Kumasi, July 28, GNA – The Ghana Highway Authority (GHA) has held a day’s sensitization workshop in Kumasi for stakeholders in the haulage industry on the enforcement of the axle load control.
The training was to bring stakeholders together to find a common ground to protect the country’s road infrastructure.
The axle load control programme seeks to ensure that all loaded trucks plying the roads in Ghana are within the prescribed permissible axle load, gross weight and dimension limits under the road traffic regulations.
It is being implemented alongside regulation 14 of the West African Economic Monetary Union (UEMOA) which also aims at harmonizing standards and procedures for control of dimensions, weight and axle load of goods vehicles within ECOWAS member states.
The workshop, therefore, sought to sensitize stakeholders on the programme which implementation was to begin on July 1, this year but was stalled because of the outbreak of the coronavirus pandemic.
Representatives from the GHA, Ministry of Roads and Highways, Motor Transport and Traffic Directorate of the Ghana Police and the Haulage and Transport Association attended the seminar.
Mr Samuel Antobam, the Coordinator of the Axle Load Programme, said overloaded vehicles caused excessive damage to the road pavement, drainage structures and impede the safety of traffic in general.
He said the implementation of the programme would reduce safety hazards imposed by overloaded trucks as well as road traffic crashes and further improve freight transport efficiency.

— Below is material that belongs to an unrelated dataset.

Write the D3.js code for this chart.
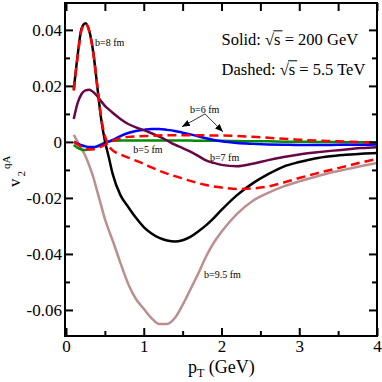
<!DOCTYPE html>
<html>
<head>
<meta charset="utf-8">
<script src="https://cdn.jsdelivr.net/npm/d3@7"></script>
<style>
  html, body { margin: 0; padding: 0; background: #fff; }
  svg { display: block; }
  svg text { font-family: 'Liberation Serif', 'Times New Roman', 'Nimbus Roman', 'DejaVu Serif', serif !important; }
</style>
</head>
<body>
<svg id="chart" width="382" height="382"></svg>
<script>
// ---------------- DATA ----------------
const pT = [0.1,0.15,0.2,0.25,0.3,0.35,0.4,0.45,0.5,0.55,0.6,0.7,0.8,0.9,1.0,1.1,1.2,1.3,1.4,1.5,1.6,1.7,1.8,1.9,2.0,2.2,2.4,2.6,2.8,3.0,3.2,3.4,3.6,3.8,4.0];

// b = 8 fm, sqrt(s) = 200 GeV (solid black)
const v2_b8_200 = [0.0186,0.0310,0.0405,0.0424,0.0396,0.0321,0.0204,0.0086,0.0004,-0.0054,-0.0114,-0.0190,-0.0232,-0.0271,-0.0304,-0.0327,-0.0343,-0.0352,-0.0356,-0.0351,-0.0339,-0.0320,-0.0298,-0.0272,-0.0243,-0.0190,-0.0148,-0.0115,-0.0088,-0.0072,-0.0059,-0.0051,-0.0046,-0.0042,-0.0040];
// b = 8 fm, sqrt(s) = 5.5 TeV (dashed red)
const v2_b8_5500 = [0.0183,0.0305,0.0400,0.0422,0.0394,0.0320,0.0205,0.0090,0.0022,-0.0014,-0.0030,-0.0045,-0.0056,-0.0067,-0.0078,-0.0091,-0.0103,-0.0113,-0.0122,-0.0131,-0.0139,-0.0147,-0.0154,-0.0159,-0.0163,-0.0168,-0.0166,-0.0159,-0.0145,-0.0129,-0.0114,-0.0100,-0.0087,-0.0073,-0.0061];
// b = 7 fm, 200 GeV (solid purple)
const v2_b7_200 = [0.0082,0.0139,0.0171,0.0184,0.0186,0.0178,0.0164,0.0146,0.0129,0.0116,0.0104,0.0082,0.0064,0.0052,0.0042,0.0031,0.0019,0.0005,-0.0010,-0.0022,-0.0035,-0.0050,-0.0066,-0.0075,-0.0082,-0.0087,-0.0078,-0.0065,-0.0054,-0.0045,-0.0038,-0.0032,-0.0027,-0.0022,-0.0019];
// b = 6 fm, 200 GeV (solid blue)
const v2_b6_200 = [0.0001,-0.0006,-0.0012,-0.0016,-0.0018,-0.0018,-0.0016,-0.0011,-0.0005,0.0001,0.0007,0.0021,0.0032,0.0039,0.0043,0.0046,0.0046,0.0043,0.0039,0.0033,0.0027,0.0020,0.0013,0.0007,0.0002,-0.0004,-0.0007,-0.0009,-0.0010,-0.0011,-0.0011,-0.0011,-0.0010,-0.0010,-0.0009];
// b = 6 fm, 5.5 TeV (dashed red)
const v2_b6_5500 = [0.0000,-0.0009,-0.0018,-0.0024,-0.0027,-0.0026,-0.0023,-0.0017,-0.0011,-0.0003,0.0004,0.0013,0.0018,0.0020,0.0021,0.0022,0.0023,0.0024,0.0024,0.0024,0.0024,0.0024,0.0023,0.0023,0.0023,0.0021,0.0018,0.0015,0.0011,0.0008,0.0005,0.0003,0.0001,-0.0001,-0.0002];
// b = 5 fm, 200 GeV (solid green)
const v2_b5_200 = [-0.0011,-0.0021,-0.0027,-0.0029,-0.0026,-0.0021,-0.0016,-0.0009,-0.0002,0.0002,0.0004,0.0005,0.0005,0.0005,0.0005,0.0005,0.0005,0.0005,0.0005,0.0005,0.0005,0.0004,0.0004,0.0004,0.0004,0.0003,0.0002,0.0002,0.0001,0.0001,0.0000,0.0000,-0.0001,-0.0001,-0.0002];
// b = 9.5 fm, 200 GeV (solid rosy brown)
const v2_b95_200 = [0.0025,0.0000,-0.0025,-0.0050,-0.0085,-0.0125,-0.0175,-0.0225,-0.0275,-0.0315,-0.0352,-0.0432,-0.0507,-0.0561,-0.0596,-0.0629,-0.0650,-0.0650,-0.0629,-0.0582,-0.0527,-0.0471,-0.0410,-0.0360,-0.0321,-0.0257,-0.0211,-0.0182,-0.0159,-0.0141,-0.0125,-0.0110,-0.0098,-0.0086,-0.0075];

const xMajorTicks = [0, 1, 2, 3, 4];
const xMinorTicks = [0.5, 1.5, 2.5, 3.5];
const yMajorTicks = [-0.06, -0.04, -0.02, 0, 0.02, 0.04];
const yMajorLabels = ["-0.06", "-0.04", "-0.02", "0", "0.02", "0.04"];
const yMinorTicks = [-0.05, -0.03, -0.01, 0.01, 0.03];

const curveLabels = [
  { text: "b=8 fm",   x: 0.373, y: 0.0343 },
  { text: "b=6 fm",   x: 1.595, y: 0.0105 },
  { text: "b=5 fm",   x: 0.866, y: -0.0038 },
  { text: "b=7 fm",   x: 1.852, y: -0.0068 },
  { text: "b=9.5 fm", x: 1.775, y: -0.0487 }
];
const arrowFrom = { x: 1.788, y: 0.0100 };
const arrowTips = [ { x: 1.492, y: 0.0054 }, { x: 2.019, y: 0.0036 } ];

const legendLines = [
  { pre: "Solid: ",  post: " = 200 GeV", x: 2.0, y: 0.0346 },
  { pre: "Dashed: ", post: " = 5.5 TeV", x: 2.0, y: 0.0239 }
];

// ---------------- CHART ----------------
const SERIF = "'Liberation Serif', 'Times New Roman', 'Nimbus Roman', 'DejaVu Serif', serif";
const svg = d3.select("#chart");
const L = 66, R = 377, T = 3, B = 336;
const x = d3.scaleLinear().domain([0, 4]).range([L, R]);
const y = d3.scaleLinear().domain([-0.0693, 0.0496]).range([B, T]);

const defs = svg.append("defs");
defs.append("clipPath").attr("id", "clip")
  .append("rect").attr("x", L).attr("y", T).attr("width", R - L).attr("height", B - T);
defs.append("marker").attr("id", "arrow")
  .attr("viewBox", "0 0 10 10").attr("refX", 10).attr("refY", 5)
  .attr("markerWidth", 8).attr("markerHeight", 8)
  .attr("markerUnits", "userSpaceOnUse")
  .attr("orient", "auto")
  .append("path").attr("d", "M0,1 L10,5 L0,9 Z").attr("fill", "#000");

const series = [
  { values: v2_b95_200, color: "rgb(188,143,143)", dash: null },
  { values: v2_b5_200,  color: "rgb(0,139,0)",     dash: null },
  { values: v2_b6_200,  color: "rgb(0,0,255)",     dash: null },
  { values: v2_b7_200,  color: "rgb(103,7,72)",    dash: null },
  { values: v2_b8_200,  color: "#000000",          dash: null },
  { values: v2_b6_5500, color: "rgb(255,0,0)",     dash: "9,5" },
  { values: v2_b8_5500, color: "rgb(255,0,0)",     dash: "9,5" }
];

const line = d3.line()
  .x((d, i) => x(pT[i]))
  .y(d => y(d))
  .curve(d3.curveMonotoneX);

const gLines = svg.append("g").attr("clip-path", "url(#clip)");
series.forEach(s => {
  gLines.append("path")
    .attr("d", line(s.values))
    .attr("fill", "none")
    .attr("stroke", s.color)
    .attr("stroke-width", 2.5)
    .attr("stroke-dasharray", s.dash)
    .attr("stroke-linejoin", "round");
});

// Axes
function styleAxis(g) {
  g.attr("font-family", null).attr("font-size", null);
  g.select(".domain").remove();
  g.selectAll(".tick line").attr("stroke", "#000").attr("stroke-width", 2);
  g.selectAll("text").style("font-family", SERIF).style("font-size", "17px").attr("fill", "#000");
}
// bottom
svg.append("g").attr("transform", `translate(0,${B})`)
  .call(d3.axisBottom(x).tickValues(xMajorTicks).tickFormat(d3.format("d"))
    .tickSizeInner(-8).tickSizeOuter(0).tickPadding(4)).call(styleAxis);
svg.append("g").attr("transform", `translate(0,${B})`)
  .call(d3.axisBottom(x).tickValues(xMinorTicks).tickFormat("")
    .tickSizeInner(-5).tickSizeOuter(0)).call(styleAxis);
// top
svg.append("g").attr("transform", `translate(0,${T})`)
  .call(d3.axisTop(x).tickValues(xMajorTicks.concat(xMinorTicks)).tickFormat("")
    .tickSizeInner(-8).tickSizeOuter(0)).call(styleAxis);
// left
svg.append("g").attr("transform", `translate(${L - 1},0)`)
  .call(d3.axisLeft(y).tickValues(yMajorTicks).tickFormat((d, i) => yMajorLabels[i])
    .tickSizeInner(-8).tickSizeOuter(0).tickPadding(3)).call(styleAxis);
svg.append("g").attr("transform", `translate(${L - 1},0)`)
  .call(d3.axisLeft(y).tickValues(yMinorTicks).tickFormat("")
    .tickSizeInner(-5).tickSizeOuter(0)).call(styleAxis);
// right
svg.append("g").attr("transform", `translate(${R},0)`)
  .call(d3.axisRight(y).tickValues(yMajorTicks).tickFormat("")
    .tickSizeInner(-8).tickSizeOuter(0)).call(styleAxis);
svg.append("g").attr("transform", `translate(${R},0)`)
  .call(d3.axisRight(y).tickValues(yMinorTicks).tickFormat("")
    .tickSizeInner(-5).tickSizeOuter(0)).call(styleAxis);

// frame
svg.append("rect").attr("x", L - 1).attr("y", T).attr("width", R - L + 1).attr("height", B - T)
  .attr("fill", "none").attr("stroke", "#000").attr("stroke-width", 2);

// axis titles
const xt = svg.append("text").attr("x", 188).attr("y", 373)
  .style("font-family", SERIF).style("font-size", "18px").attr("fill", "#000");
xt.append("tspan").text("p");
xt.append("tspan").style("font-size", "12px").attr("dy", 4).text("T");
xt.append("tspan").attr("dy", -4).text(" (GeV)");

const yt = svg.append("text").attr("transform", "translate(20,187) rotate(-90)")
  .style("font-family", SERIF).style("font-size", "17px").attr("fill", "#000");
yt.append("tspan").text("v");
yt.append("tspan").style("font-size", "11px").attr("dy", 5).attr("dx", 2).text("2");
yt.append("tspan").style("font-size", "11px").attr("dy", -15).attr("dx", 2).text("qA");

// curve labels
svg.append("g").selectAll("text").data(curveLabels).join("text")
  .attr("x", d => x(d.x)).attr("y", d => y(d.y))
  .style("font-family", SERIF).style("font-size", "10px").attr("fill", "#000")
  .text(d => d.text);

// arrows
svg.append("g").selectAll("line").data(arrowTips).join("line")
  .attr("x1", x(arrowFrom.x)).attr("y1", y(arrowFrom.y))
  .attr("x2", d => x(d.x)).attr("y2", d => y(d.y))
  .attr("stroke", "#000").attr("stroke-width", 0.8)
  .attr("marker-end", "url(#arrow)");

// legend text with sqrt overline
const lfs = 16.5;
legendLines.forEach(l => {
  const t = svg.append("text").attr("x", x(l.x)).attr("y", y(l.y))
    .style("font-family", SERIF).style("font-size", lfs + "px").attr("fill", "#000")
    .text(l.pre + "\u221As" + l.post);
  const node = t.node();
  const iRoot = l.pre.length;
  const eRoot = node.getExtentOfChar(iRoot);
  const eS = node.getExtentOfChar(iRoot + 1);
  const yb = y(l.y) - lfs * 0.86;
  svg.append("line")
    .attr("x1", eRoot.x + eRoot.width - 0.8).attr("x2", eS.x + eS.width + 2)
    .attr("y1", yb).attr("y2", yb)
    .attr("stroke", "#000").attr("stroke-width", 1);
});
</script>
</body>
</html>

Travel time on our roads, according to him, would significantly improve since congestion on the road due to slow-moving overloaded trucks would be eliminated.
He said the enforcement of the programme would protect the huge investments made by the government in road infrastructure and also save the country the high cost of maintaining the roads.

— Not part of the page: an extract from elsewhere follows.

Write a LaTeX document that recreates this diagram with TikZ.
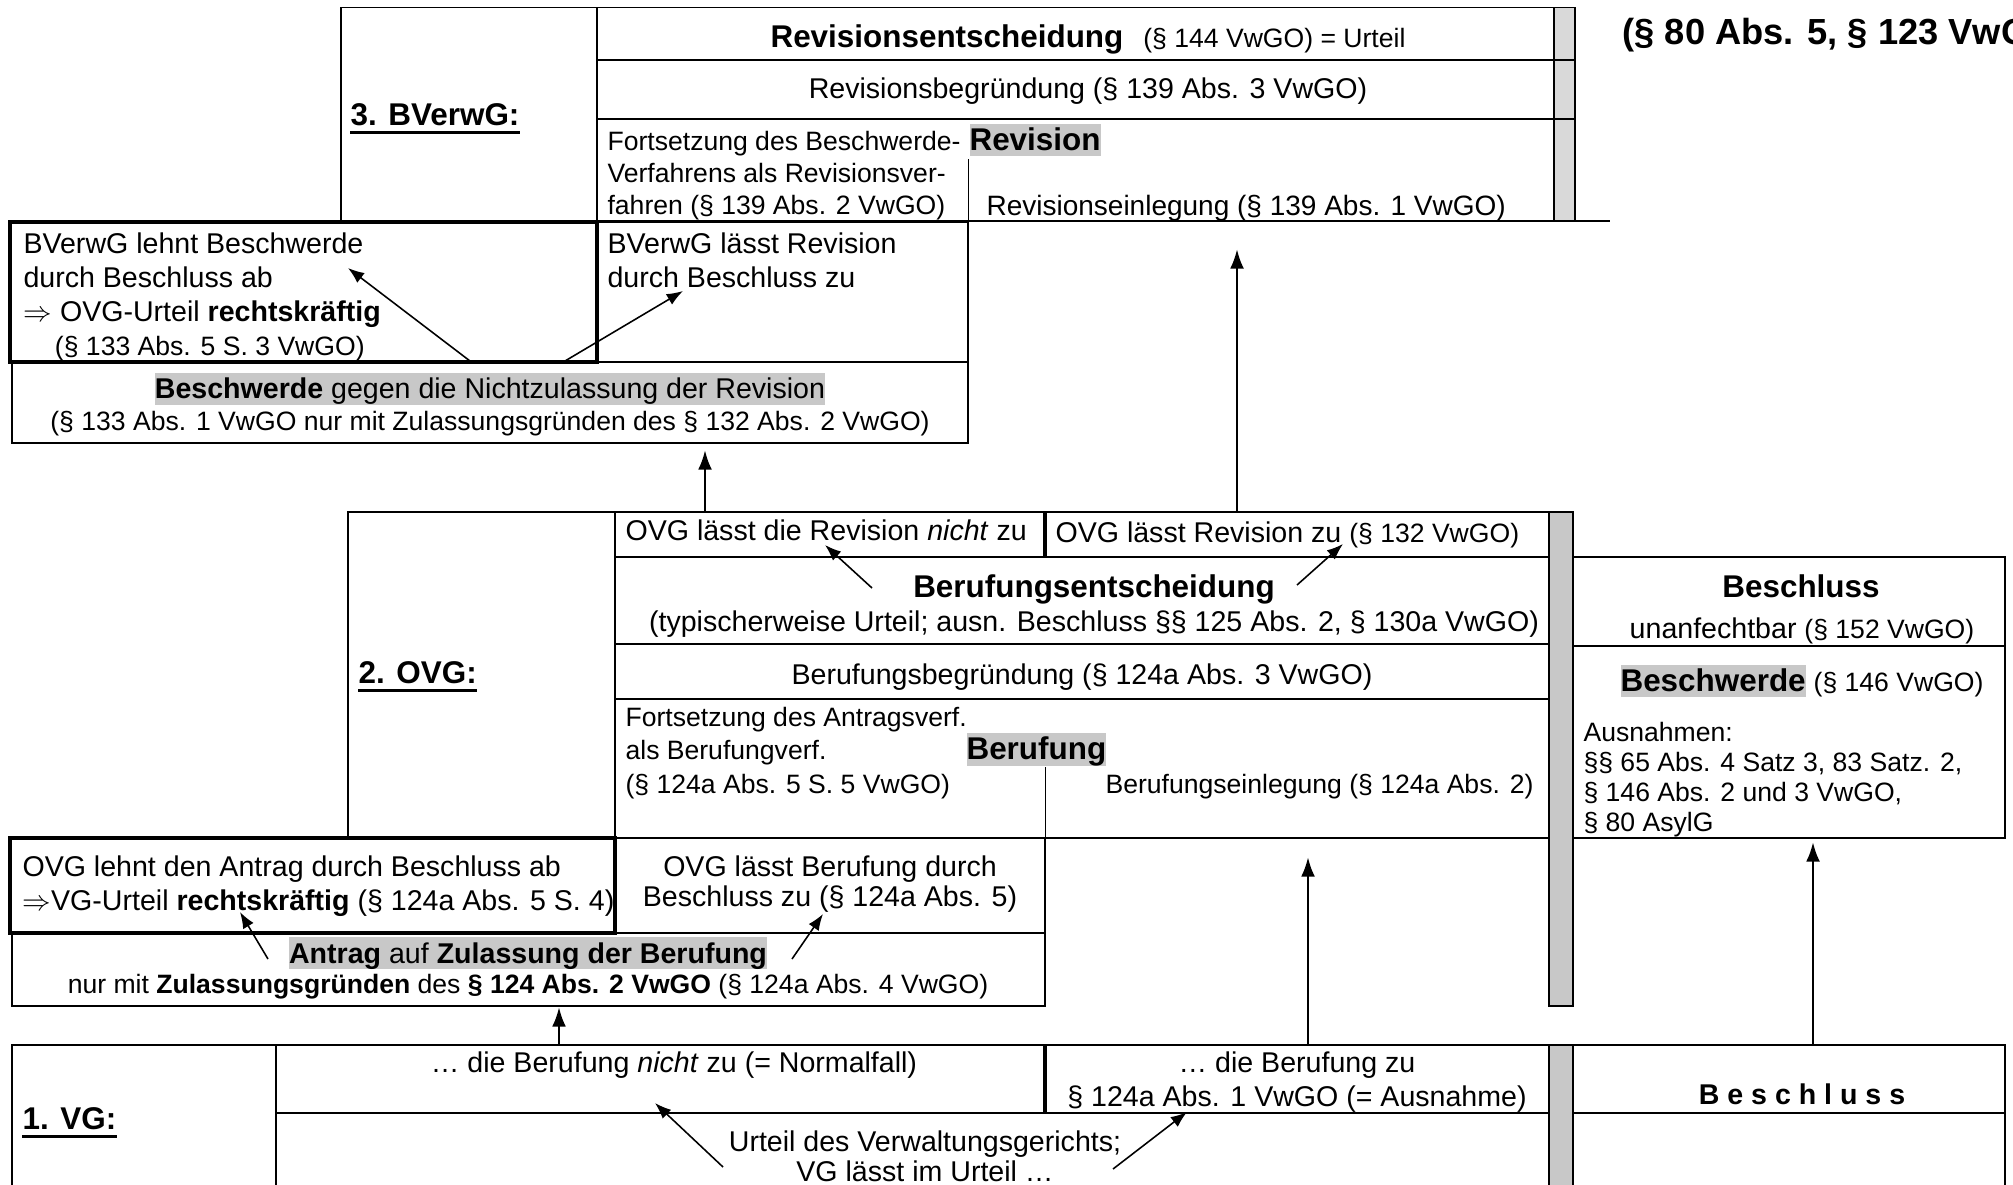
\documentclass[tikz,border=0pt]{standalone}
\usepackage{fontspec}
\setmainfont{Liberation Sans}
\usepackage{xcolor}
\usepackage{tikz}
\usetikzlibrary{arrows.meta}
\definecolor{hlgray}{HTML}{C8C8C8}
\definecolor{bargray}{HTML}{C8C8C8}
\definecolor{barlight}{HTML}{D9D9D9}
\newcommand{\hlg}[1]{{\setlength{\fboxsep}{0pt}\colorbox{hlgray}{\rule[-0.21em]{0pt}{1.12em}#1}}}
\newcommand{\parsz}{\fontsize{9.3}{11}\selectfont}
\newcommand{\hdr}{\fontsize{11}{13}\selectfont\bfseries}

\begin{document}
\begin{tikzpicture}[x=0.35pt,y=-0.35pt,
 cell/.style={line width=0.6pt},
 thk/.style={line width=1.4pt},
 fine/.style={line width=0.35pt},
 bar/.style={draw,line width=0.6pt,fill=bargray},
 txt/.style={anchor=base west,inner sep=0pt,align=left,font=\fontsize{10}{11.9}\selectfont},
 ctxt/.style={anchor=base,inner sep=0pt,align=center,font=\fontsize{10}{11.9}\selectfont},
 lbl/.style={anchor=base west,inner sep=0pt,font=\fontsize{11}{13}\selectfont\bfseries},
 arr/.style={-{Latex[length=2mm,width=1.5mm]},line width=0.55pt},
 uarr/.style={-{Latex[length=2.4mm,width=1.7mm]},line width=0.95pt}
]
\useasboundingbox (0,0) rectangle (2013,1184);

% 3. BVerwG
\draw[cell,fill=barlight] (1554,7.5) rectangle (1575,221);
\draw[cell] (341,222) -- (341,7.5) -- (1575,7.5);
\draw[cell] (597,7.5) -- (597,222);
\draw[cell] (597,60) -- (1575,60);
\draw[cell] (597,119) -- (1575,119);
\draw[cell] (597,221) -- (1610,221);
\draw[fine] (968,159) -- (968,221);
\draw[thk] (10,222) rectangle (597,362);
\draw[cell] (597,222) -- (968,222) -- (968,362);
\draw[cell] (12,362) rectangle (968,443);

% 2. OVG
\draw[cell] (348,838) -- (348,512) -- (1549,512);
\draw[bar] (1549,512) rectangle (1573,1006);
\draw[cell] (615,512) -- (615,838);
\draw[thk] (1045,512) -- (1045,557);
\foreach \yy in {557,644,699,838}
  \draw[cell] (615,\yy) -- (1549,\yy);
\draw[fine] (1045,767) -- (1045,838);
\draw[thk] (10,838) rectangle (615,933);
\draw[cell] (615,838) -- (1045,838) -- (1045,933);
\draw[cell] (12,933) rectangle (1045,1006);
\draw[cell] (1573,557) rectangle (2005,838);
\draw[cell] (1573,646) -- (2005,646);

% 1. VG
\draw[cell] (12,1200) -- (12,1045) -- (1549,1045);
\draw[cell] (276,1045) -- (276,1200);
\draw[cell] (276,1113) -- (1549,1113);
\draw[thk] (1045,1045) -- (1045,1113);
\draw[bar] (1549,1045) rectangle (1573,1200);
\draw[cell] (1573,1045) -- (2005,1045) -- (2005,1200);
\draw[cell] (1573,1113) -- (2005,1113);

% texts (multi-line nodes sit on their last baseline)
\node[anchor=base west,inner sep=0pt,font=\fontsize{12.7}{15}\selectfont\bfseries] (eil) at (1622,44) {(§ 80 Abs. 5, § 123 VwGO)};

\node[lbl] (lab3) at (350,125) {3. BVerwG:};
\node[lbl] (lab2) at (358,683) {2. OVG:};
\node[lbl] (lab1) at (22,1129) {1. VG:};
\foreach \l in {lab3,lab2,lab1}
  \draw[line width=1.1pt] ([yshift=-2.6pt]\l.base west) -- ([yshift=-2.6pt]\l.base east);

\node[txt] (revent) at (770,47) {{\hdr Revisionsentscheidung}\hspace{7pt}{\parsz(§ 144 VwGO) = Urteil}};
\node[ctxt] (revbeg) at (1088,98) {Revisionsbegründung (§ 139 Abs. 3 VwGO)};
\node[txt,font=\fontsize{9.3}{11.2}\selectfont] (fortrev) at (607,214) {Fortsetzung des Beschwerde-\\Verfahrens als Revisionsver-\\fahren (§ 139 Abs. 2 VwGO)};
\node[txt] (revhl) at (969,150) {\hlg{\hdr Revision}};
\node[txt,font=\fontsize{9.8}{11.9}\selectfont] (reveinl) at (986,215) {Revisionseinlegung (§ 139 Abs. 1 VwGO)};

\node[txt] (bvlehnt) at (23,355) {BVerwG lehnt Beschwerde\\durch Beschluss ab\\$\Rightarrow$ OVG-Urteil \textbf{rechtskräftig}\\\hspace*{11pt}{\parsz(§ 133 Abs. 5 S. 3 VwGO)}};
\node[txt] (bvzul) at (607,287) {BVerwG lässt Revision\\durch Beschluss zu};
\node[ctxt,font=\fontsize{10}{10.9}\selectfont] (nzb) at (490,430) {\hlg{\textbf{Beschwerde} gegen die Nichtzulassung der Revision}\\{\parsz(§ 133 Abs. 1 VwGO nur mit Zulassungsgründen des § 132 Abs. 2 VwGO)}};

\node[txt] (ovgnicht) at (625,540) {OVG lässt die Revision \textit{nicht} zu};
\node[txt] (ovgzul) at (1055,542) {OVG lässt Revision zu {\parsz(§ 132 VwGO)}};
\node[ctxt,font=\fontsize{10}{11.9}\selectfont] (berent) at (1094,631) {{\hdr Berufungsentscheidung}\\(typischerweise Urteil; ausn. Beschluss §§ 125 Abs. 2, § 130a VwGO)};
\node[ctxt] (berbeg) at (1082,684) {Berufungsbegründung (§ 124a Abs. 3 VwGO)};
\node[txt,font=\fontsize{9.3}{11.6}\selectfont] (fortber) at (625,793) {Fortsetzung des Antragsverf.\\als Berufungverf.\\(§ 124a Abs. 5 S. 5 VwGO)};
\node[txt] (berhl) at (966,759) {\hlg{\hdr Berufung}};
\node[txt,font=\parsz] (bereinl) at (1105,793) {Berufungseinlegung (§ 124a Abs. 2)};

\node[txt] (ovglehnt) at (22,910) {OVG lehnt den Antrag durch Beschluss ab\\$\Rightarrow$VG-Urteil \textbf{rechtskräftig} (§ 124a Abs. 5 S. 4)};
\node[ctxt,font=\fontsize{10}{10.5}\selectfont] (ovgberzul) at (830,906) {OVG lässt Berufung durch\\Beschluss zu (§ 124a Abs. 5)};
\node[ctxt,font=\fontsize{10}{10.5}\selectfont] (antrag) at (528,993) {\hlg{\textbf{Antrag} auf \textbf{Zulassung der Berufung}}\\{\parsz nur mit \textbf{Zulassungsgründen} des \textbf{§ 124 Abs. 2 VwGO} (§ 124a Abs. 4 VwGO)}};

\node[ctxt] (beschl) at (1801,597) {\hdr Beschluss};
\node[ctxt] (unanf) at (1802,638) {unanfechtbar {\parsz(§ 152 VwGO)}};
\node[ctxt] (beschw) at (1802,691) {\hlg{\hdr Beschwerde} {\parsz(§ 146 VwGO)}};
\node[txt,font=\fontsize{9.3}{10.5}\selectfont] (ausn) at (1583,831) {Ausnahmen:\\§§ 65 Abs. 4 Satz 3, 83 Satz. 2,\\§ 146 Abs. 2 und 3 VwGO,\\§ 80 AsylG};

\node[ctxt] (vgnicht) at (674,1072) {… die Berufung \textit{nicht} zu (= Normalfall)};
\node[ctxt] (vgzu) at (1297,1106) {… die Berufung zu\\§ 124a Abs. 1 VwGO (= Ausnahme)};
\node[ctxt,font=\fontsize{10}{10.2}\selectfont] (vgurteil) at (925,1181) {Urteil des Verwaltungsgerichts;\\VG lässt im Urteil …};
\node[ctxt,font=\fontsize{10}{12}\selectfont\bfseries] (vgbeschl) at (1802,1104) {B e s c h l u s s};

% arrows
\coordinate (a1s) at (470,361); \coordinate (a1e) at (348,268);
\coordinate (a2s) at (565,361); \coordinate (a2e) at (683,291);
\coordinate (a3s) at (705,512); \coordinate (a3e) at (705,450);
\coordinate (a4s) at (1237,511); \coordinate (a4e) at (1237,249);
\coordinate (a5s) at (872,588); \coordinate (a5e) at (825,545);
\coordinate (a6s) at (1297,585); \coordinate (a6e) at (1343,544);
\coordinate (a7s) at (268,959); \coordinate (a7e) at (240,912);
\coordinate (a8s) at (792,959); \coordinate (a8e) at (823,914);
\coordinate (a9s) at (559,1045); \coordinate (a9e) at (559,1007);
\coordinate (a10s) at (1308,1045); \coordinate (a10e) at (1308,857);
\coordinate (a11s) at (1813,1045); \coordinate (a11e) at (1813,842);
\coordinate (a12s) at (723,1167); \coordinate (a12e) at (655,1103);
\coordinate (a13s) at (1113,1169); \coordinate (a13e) at (1187,1112);
\foreach \n in {1,2,5,6,7,8,12,13}
  \draw[arr] (a\n s) -- (a\n e);
\foreach \n in {3,4,9,10,11}
  \draw[uarr] (a\n s) -- (a\n e);
\end{tikzpicture}
\end{document}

“The cooperation of all road users in complying with permissible axle load limits is vital if the condition of our roads is to be kept consistently good and safe” he stated.
Mr Abdullah Billey, Director of Road Safety and Environment Division of GHA, entreated truck owners to check the actual weight of their trucks to be able to determine the permissible load they could carry.
He said the GHA would strictly apply sanctions to offending drivers to protect the roads from deteriorating as a result of their refusal to comply with the permissible weight.
He noted that it was important for drivers and truck owners to cooperate with GHA in the enforcement of the axle load control programme, adding that offenders would be made to pay penalties and also offload the excess load.
Mr Billey also disclosed that plans were underway to train and deploy some workers of the GHA and the Ghana Ports and Harbours Authority to check overloading at the point of loading.